Mohammed, who was a farmer before fleeing, says like the rest of the world they were initially optimistic about Aung San Suu Kyi, “Before she was elected, we heard rumours that Aung San Suu Kyi wanted to help the Rohingya. But then we heard nothing. She was silent as the military persecuted us. I think if she spoke up for us, the military would overthrow her.” Whilst Myanmar moves towards democracy, the military still constitutionally has an important role in its governance and legitimises its presence by highlighting the many ethnic tensions around the borders.

Since the 1960s, Myanmar’s regimes have crafted and intensified a nationalist identity, to distract from the economic ruin and mass poverty caused by their “Burmese Way To Socialism” initiative. To be true Burmese you needed to be of the Bamar ethnic group and Buddhist. If you weren’t Bamar (which 32% of Myanmar aren’t) you had better be a Buddhist. The Rohingya were neither, they were outsiders who should be feared. Distrust lingered from World War II as, whilst most Burmese fought alongside the Japanese, the Rohingya allied with the British.

In recent years, extremist Buddhist groups like 969 and MaBaTha have become highly influential. These groups successfully spread beliefs such as Muslims are secretly controlling the establishment, Muslims use Halal slaughterhouses to practice slitting Buddhist throats (getting many shutdown) and saying Muslims want to enslave Myanmar under Sharia Law. 969 have a lot of influence over the NLD and MaBaTha provide textbooks for Myanmar’s school children. Their influence on society means that all political parties fear appearing to be “soft” on Muslims. Thus the Rohingya had most of their remaining rights, including the right to vote, confiscated in 2012. The charismatic figurehead of these movements, U Wirathu, is dubbed “the Buddhist bin Laden.” His anti-Islam messages are so widely believed that, in this quasi-democracy, a government can only survive through its persecution of the Rohingya.
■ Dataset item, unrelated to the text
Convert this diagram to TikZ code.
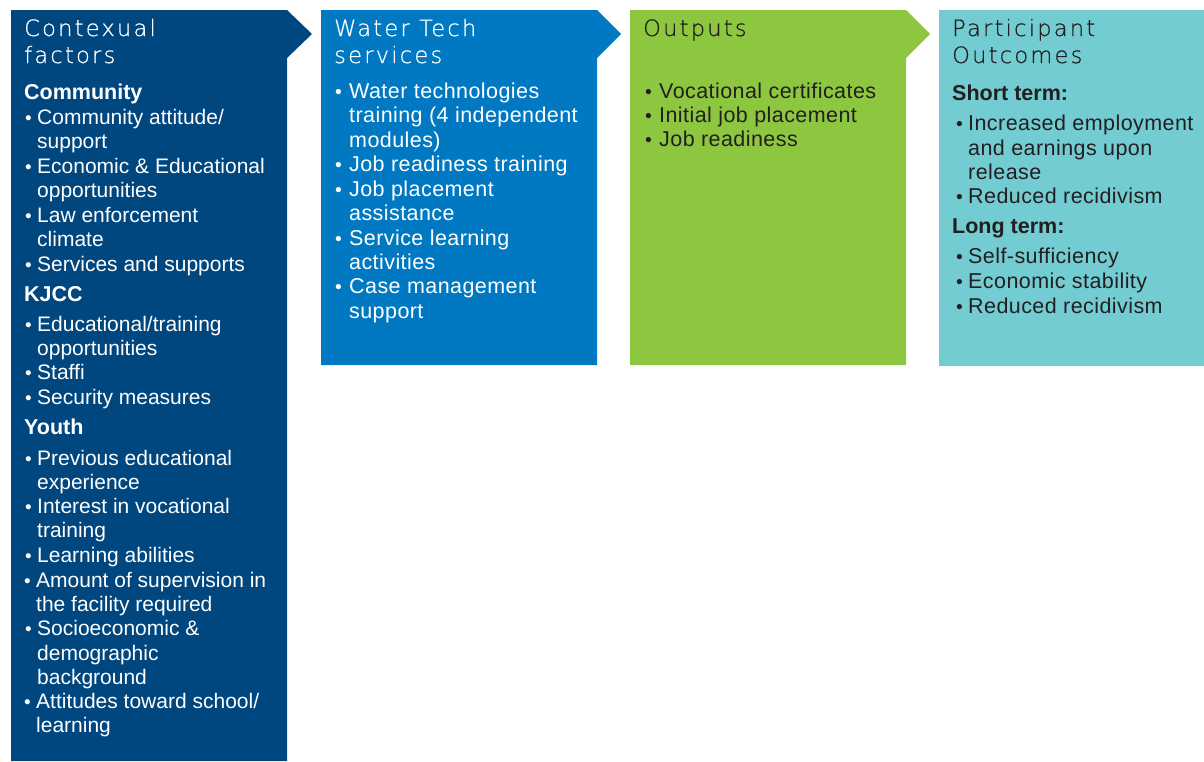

Being seen to be “pro-Muslim” will lead to monks out on the streets, trying to topple the government, and the military would only be too willing to recapture power.

Another force openly pushing for the exclusion of the Rohingya were the various political parties representing the ethnic Rakhine Buddhists, now the Arakan National Party. Aung San Suu Kyi’s NLD colluded with them to get Rohingya rights eradicated, in order to gain Rakhine support. As Myanmar expressed its democratic voice in 2015, the Rohingya were silenced.

The anti-Muslim feeling that exists in Myanmar hit home when I was on a ferry crossing the Yangon River. A couple of novice Buddhist monks, who were no older than 11, pointed to me, they made a gesture along their cheeks to indicate that I had a beard (which I do) and then made the sinister gesture of running their finger across their throat – they thought I was a Muslim (which I’m not) because of my beard and these pious children were threatening me. It is clear that, as long as Myanmar’s institutions dance to the tune of the extremists, the popular will will always be to support Rohingya persecution.

The rest of Myanmar gaining some democratic rights left the Rohingya without any human rights. Those in Bangladesh long to return home, as long as they can get equality. Yet no one I spoke to can imagine a Muslim ever being safe in Rakhine State. Refugees in Bangladesh and IDPs within Rakhine live in hopelessness. As Nur tells me “we are smart people, we are qualified and we are experienced. We are just sitting here. We want to be able to earn our money. But because I am a refugee I have no right to work in Bangladesh.” As the rest of Myanmar are becoming more enfranchised, the Rohingya are now more disenfranchised than ever before.